The Bukharian community made their living through silk, crafts, and furs, and by trading. “Dyeing silk was a Jewish occupation, with its own trade secrets,” Geula says, displaying a colorful rose-colored silk caftan patterned with lozenges of green, blue, and gold. “This caftan was dyed by hand. This dress”—she holds up a salmon-colored dress with tufted roses—“is pure silk. My mother wore it for chagim.”
Jewish traders would buy and sell silk, spices, cotton, leather, and artisanal goods; along the route, they delivered mail and maintained communications. In order to observe kashrut and Shabbat, they set up a system of Jewish homes at six-day intervals, so travelers could stop for Shabbat. “Every bar mitzvah boy was taught to shecht chickens, so that when he started traveling, he’d be able to eat meat,” Geula says. “The men would buy bread, fruits, vegetables, and eggs along the way. They traveled with a sefer Torah.”
The routes were difficult, unpaved roads through deserts and steep mountains. Guides called rohdahns, who knew the terrain, would lead them and help them avoid robbers and other dangers. They slept in caves at night, constantly on alert for snakes and scorpions. Given these dangers, women almost never went along.
“The exception was a prospective mother-in-law traveling to check out a bride,” Geula says. “Many matches were arranged on these trips.”

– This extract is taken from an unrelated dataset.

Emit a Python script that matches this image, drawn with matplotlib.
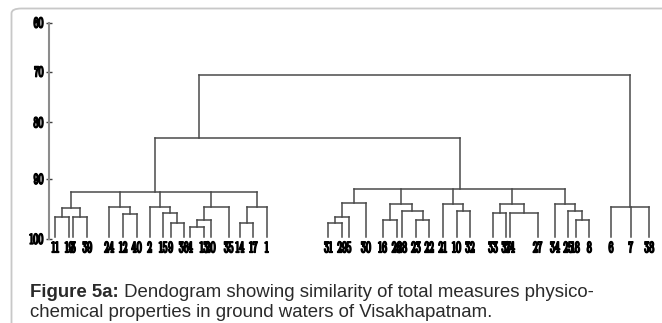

While their Muslim neighbors revered those who’d made the hadj, or pilgrimage to Mecca, the Jews of Bukhara had the custom to make a pilgrimage to Jerusalem (and would call such returned pilgrims “hadji”).
“They would leave after Pesach, arriving in time for Shavuot,” Geula says. “Many Bukharians would buy second homes in Israel and send boys to yeshivah there.”
By the middle of the 19th century, a settlement called Shechunat HaBucharim had been established in Jerusalem, near Meah Shearim, and around the same time, the Russians took over Bukhara and granted the Jews more religious freedom.